** start of GIVEN INFORMATION **

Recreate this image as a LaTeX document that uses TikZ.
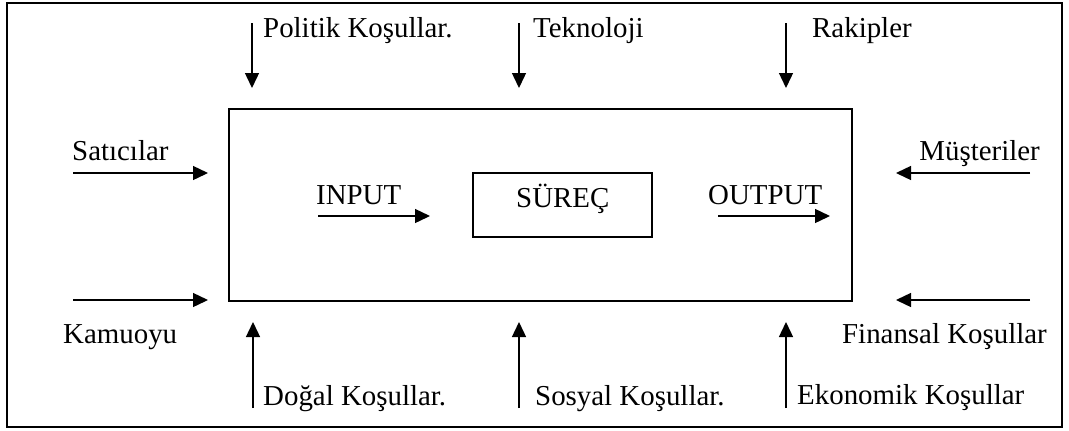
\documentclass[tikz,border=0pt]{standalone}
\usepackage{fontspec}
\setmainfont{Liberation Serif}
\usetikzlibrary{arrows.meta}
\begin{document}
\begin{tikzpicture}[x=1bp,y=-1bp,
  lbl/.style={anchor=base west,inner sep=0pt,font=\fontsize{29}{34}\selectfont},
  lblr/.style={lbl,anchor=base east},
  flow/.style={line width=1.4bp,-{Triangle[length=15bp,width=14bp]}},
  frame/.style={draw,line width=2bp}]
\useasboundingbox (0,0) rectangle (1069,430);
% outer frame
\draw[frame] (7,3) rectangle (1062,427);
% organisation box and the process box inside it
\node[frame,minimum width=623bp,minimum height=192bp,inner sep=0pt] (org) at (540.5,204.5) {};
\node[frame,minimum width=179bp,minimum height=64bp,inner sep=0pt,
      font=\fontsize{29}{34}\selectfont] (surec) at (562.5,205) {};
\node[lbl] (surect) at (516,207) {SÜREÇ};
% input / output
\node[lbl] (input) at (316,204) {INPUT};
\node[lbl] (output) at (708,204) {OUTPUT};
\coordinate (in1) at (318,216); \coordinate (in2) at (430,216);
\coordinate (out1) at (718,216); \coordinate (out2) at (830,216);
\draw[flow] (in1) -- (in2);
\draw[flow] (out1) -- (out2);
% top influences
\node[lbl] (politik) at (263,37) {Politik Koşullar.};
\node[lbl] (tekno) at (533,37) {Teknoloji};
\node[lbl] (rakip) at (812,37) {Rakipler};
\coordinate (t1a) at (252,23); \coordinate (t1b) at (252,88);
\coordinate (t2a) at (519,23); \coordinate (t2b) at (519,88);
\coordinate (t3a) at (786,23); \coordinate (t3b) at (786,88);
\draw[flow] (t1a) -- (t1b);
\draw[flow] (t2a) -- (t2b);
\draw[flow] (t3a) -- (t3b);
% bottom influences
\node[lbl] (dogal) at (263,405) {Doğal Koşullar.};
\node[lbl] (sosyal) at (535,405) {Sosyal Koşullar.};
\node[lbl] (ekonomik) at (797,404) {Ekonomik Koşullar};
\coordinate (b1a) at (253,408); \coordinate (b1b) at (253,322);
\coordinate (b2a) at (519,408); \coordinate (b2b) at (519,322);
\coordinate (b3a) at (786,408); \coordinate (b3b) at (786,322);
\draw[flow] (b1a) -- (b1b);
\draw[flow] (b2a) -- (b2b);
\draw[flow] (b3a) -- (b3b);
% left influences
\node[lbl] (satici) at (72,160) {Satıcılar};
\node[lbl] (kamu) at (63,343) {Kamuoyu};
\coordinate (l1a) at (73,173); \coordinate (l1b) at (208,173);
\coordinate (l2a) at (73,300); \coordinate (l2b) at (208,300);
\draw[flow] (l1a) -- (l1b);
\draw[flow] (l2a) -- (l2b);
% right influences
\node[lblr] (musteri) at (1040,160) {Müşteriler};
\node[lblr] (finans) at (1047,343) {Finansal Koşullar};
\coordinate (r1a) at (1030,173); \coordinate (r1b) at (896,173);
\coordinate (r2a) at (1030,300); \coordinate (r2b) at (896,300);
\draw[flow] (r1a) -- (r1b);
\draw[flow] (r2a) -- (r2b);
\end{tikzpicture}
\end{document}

** end of GIVEN INFORMATION **

**JOB:**
Return the full material word for word. Do not include the pictures.

**THE REPLY:**
Recreate this image as a LaTeX document that uses TikZ.
\documentclass[tikz,border=0pt]{standalone}
\usepackage{fontspec}
\setmainfont{Liberation Serif}
\usetikzlibrary{arrows.meta}
\begin{document}
\begin{tikzpicture}[x=1bp,y=-1bp,
  lbl/.style={anchor=base west,inner sep=0pt,font=\fontsize{29}{34}\selectfont},
  lblr/.style={lbl,anchor=base east},
  flow/.style={line width=1.4bp,-{Triangle[length=15bp,width=14bp]}},
  frame/.style={draw,line width=2bp}]
\useasboundingbox (0,0) rectangle (1069,430);
% outer frame
\draw[frame] (7,3) rectangle (1062,427);
% organisation box and the process box inside it
\node[frame,minimum width=623bp,minimum height=192bp,inner sep=0pt] (org) at (540.5,204.5) {};
\node[frame,minimum width=179bp,minimum height=64bp,inner sep=0pt,
      font=\fontsize{29}{34}\selectfont] (surec) at (562.5,205) {};
\node[lbl] (surect) at (516,207) {SÜREÇ};
% input / output
\node[lbl] (input) at (316,204) {INPUT};
\node[lbl] (output) at (708,204) {OUTPUT};
\coordinate (in1) at (318,216); \coordinate (in2) at (430,216);
\coordinate (out1) at (718,216); \coordinate (out2) at (830,216);
\draw[flow] (in1) -- (in2);
\draw[flow] (out1) -- (out2);
% top influences
\node[lbl] (politik) at (263,37) {Politik Koşullar.};
\node[lbl] (tekno) at (533,37) {Teknoloji};
\node[lbl] (rakip) at (812,37) {Rakipler};
\coordinate (t1a) at (252,23); \coordinate (t1b) at (252,88);
\coordinate (t2a) at (519,23); \coordinate (t2b) at (519,88);
\coordinate (t3a) at (786,23); \coordinate (t3b) at (786,88);
\draw[flow] (t1a) -- (t1b);
\draw[flow] (t2a) -- (t2b);
\draw[flow] (t3a) -- (t3b);
% bottom influences
\node[lbl] (dogal) at (263,405) {Doğal Koşullar.};
\node[lbl] (sosyal) at (535,405) {Sosyal Koşullar.};
\node[lbl] (ekonomik) at (797,404) {Ekonomik Koşullar};
\coordinate (b1a) at (253,408); \coordinate (b1b) at (253,322);
\coordinate (b2a) at (519,408); \coordinate (b2b) at (519,322);
\coordinate (b3a) at (786,408); \coordinate (b3b) at (786,322);
\draw[flow] (b1a) -- (b1b);
\draw[flow] (b2a) -- (b2b);
\draw[flow] (b3a) -- (b3b);
% left influences
\node[lbl] (satici) at (72,160) {Satıcılar};
\node[lbl] (kamu) at (63,343) {Kamuoyu};
\coordinate (l1a) at (73,173); \coordinate (l1b) at (208,173);
\coordinate (l2a) at (73,300); \coordinate (l2b) at (208,300);
\draw[flow] (l1a) -- (l1b);
\draw[flow] (l2a) -- (l2b);
% right influences
\node[lblr] (musteri) at (1040,160) {Müşteriler};
\node[lblr] (finans) at (1047,343) {Finansal Koşullar};
\coordinate (r1a) at (1030,173); \coordinate (r1b) at (896,173);
\coordinate (r2a) at (1030,300); \coordinate (r2b) at (896,300);
\draw[flow] (r1a) -- (r1b);
\draw[flow] (r2a) -- (r2b);
\end{tikzpicture}
\end{document}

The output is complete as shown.